Saturday, 23 November 2013

Backups? What backups? (fit the second)

In my last post I chatted about the sort of backup approach that I use for my own computers, but what about website backups?

We are responsible for managing dozens of client websites, on a number of different servers. All our server and hosting suppliers provide backup (obviously) but that's mainly to cope with server failures. Most of our sites are developed using content management tools, which means that the site owner could be adding or editing content every day.

So how do we guard against:

1) Client wants to revert to an older version of a page

2) Content is corrupted and not noticed for a few days
3) Hosting provider suddenly shuts down (it's not happened so far, fingers crossed)

We've set up a number of systems to protect against these situations.

The first is fairly straightforward: our CMS stores all previous versions of a page in the database and a client can view all of these and revert to whatever version they want.

The others are slightly more complicated.

We originally set up a system that backed up the latest version of our production sites to storage in our office. The procedure was fairly straightforward: copies of the databases were downloaded each night and kept for a couple of weeks, and a copy of the current state of the static files (pictures, pdfs etc) was also kept. The main drawback was doing this every night over a broadband line - some of those databases were quite large, and were downloaded every day even if nothing had changed. So how could we improve things?

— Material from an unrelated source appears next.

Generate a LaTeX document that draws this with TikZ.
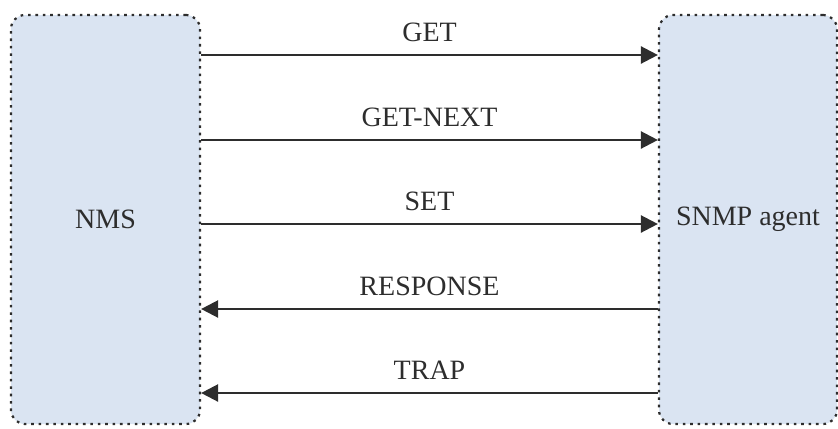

Initially we set up a system using an 'unlimited' (hah!) hosting package which did something similar, but to a hosted server, so that we didn't have to worry about bandwidth and storage. It then turned out that the unlimited package we had bought wasn't quite as unlimited as all that. So on to plan C.

Plan C is our current version and now makes use of 'the Cloud'. We are using an Amazon EC2 server to run the backup processes, which now do a daily backup of all the static files and databases on all our production servers and then stores them in Amazon S3 storage. The costs are pleasingly low. We also make use of the Amazon 'Glacier' storage for older backups. This way we can have a complete snapshot of all our site data which is immediately available (so that we can restore individual files or database records) for every day for the last two weeks, and we have further daily backups for three months which can be recovered in a few hours. (Obviously all the backup files are password protected and aren't directly web accessible).

We've also developed a backup management system that warns us if a backup is overdue for some reason.

So now we can sleep easy in our beds!

The whole process of developing the backup strategy to the position we're now in has taken many weeks of development time. Apart from the obvious advantage of having a reliable backup system, it's also served as a useful opportunity to experiment with the Amazon Cloud services - which are pretty impressive.

But there are times when I wonder if we're very good at "business". We've done all this work to ensure our customers' data is safe, but do we charge them an arm and a leg for the extra security? Do we heck! All part of the Technoleg Taliesin service.